Today I want to mention two plants which grow from bulbs, and which are found in what one might term the sub-tropics, which includes Guyana and Zambia. They are the wind flower found in the warmer parts of the Americas and the West Indies, and the montbretia (Crocosmia) from southern Africa.  Here in Guyana and throughout the West Indies we are treated to fleeting displays of the wind flower which is also known as the Zephyr lily, the tropical crocus, and the Barbados snowdrop.

Zephyranthes (that is its Latin name) comes in a variety of colours. On the grass centre opposite the Ministry of Foreign Affairs the yellow wind flower grows quite profusely, as it does along the roadsides in Barbados and Trinidad. The Barbados snowdrop as its name suggests, is white, and is rarely seen in that island now. The pink variety is also less well known, but can be seen here in Guyana. None of the wind flowers get more than a couple of inches tall, and they generally all come into flower at the end of the ‘dry’ just a few days after the first rains. I have never wanted to grow them in pots, preferring to see them growing naturally along the roadsides or central reservations. I have gardening friends in Barbados who have tried to grow them in pots, but they have not had what you might describe as spectacular success. The Zephyr flower is also found in many parts of the southern USA and Central and South America. That is not to say that it is common. It is not, but it is one of the little gems that make us glad to be alive. 

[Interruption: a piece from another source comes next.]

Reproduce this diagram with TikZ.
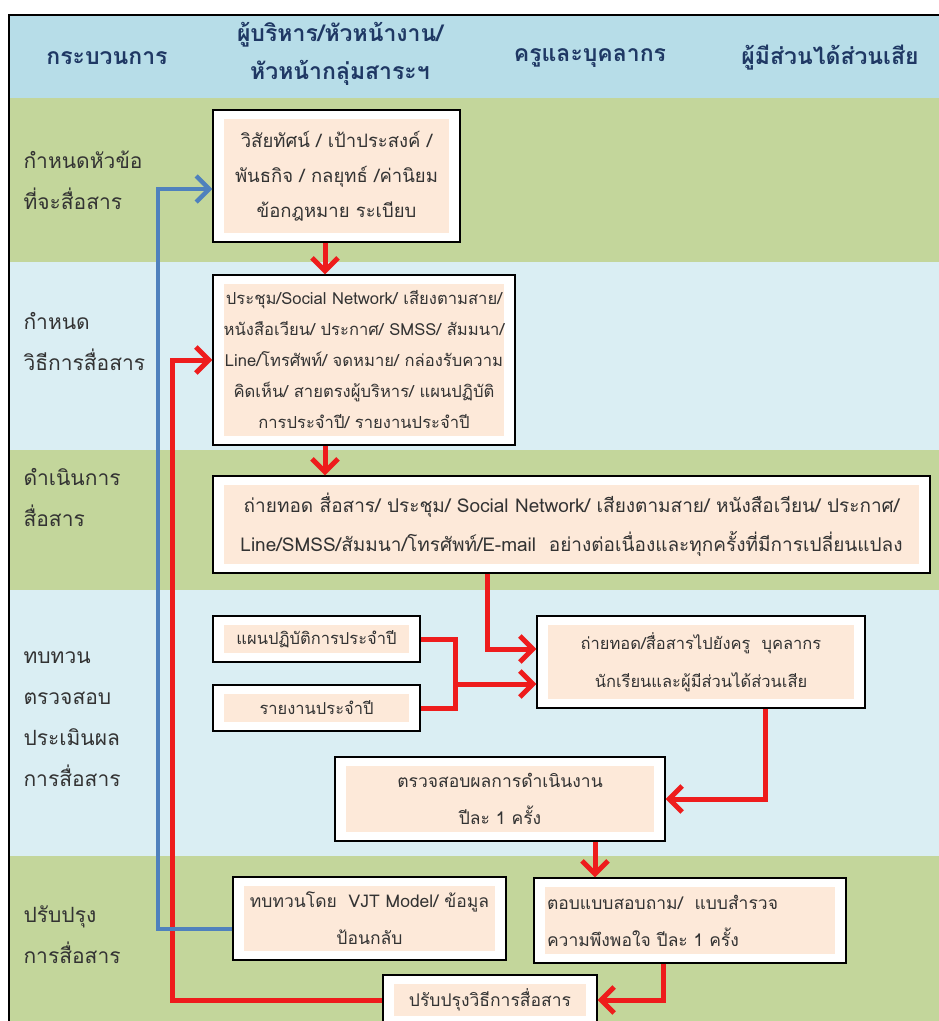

I have recently come across an old favourite of mine called the montbretia (properly called Crocosmia) which is a kind of upper class iris if you like. I first came across this plant in the Birmingham Botanic Garden in England, and shortly afterwards I saw it growing naturally fairly high up in the Drakensberg mountain range in South Africa. I have resolved to buy as many different forms of this gorgeous plant as I can, for I am certain it will do very well in the drier parts of my garden. Like so many plants it does not need to have a rich soil. There is already enough food in the bulb to support the first year’s flowers. After flowering, of course, one must try to retain the leaves and let them die down naturally as they help to build up the bulb (it’s a corm, really) for the next year’s display. The flowers are great for cutting for the table, and for use in displays, although one or two forms are a bit too one sided in my view, but they do last. The Crocosmia forms very large clumps in the garden if left alone, and they divide very easily when the plant is resting. The corms are quite small and easy to store in a dry shed or in dry sand to prevent them becoming desiccated. Once they are established in a herbaceous border, leave them alone. Do try and get Crocosmia (montbretia) and enjoy them as much as I do, and may your God go with you.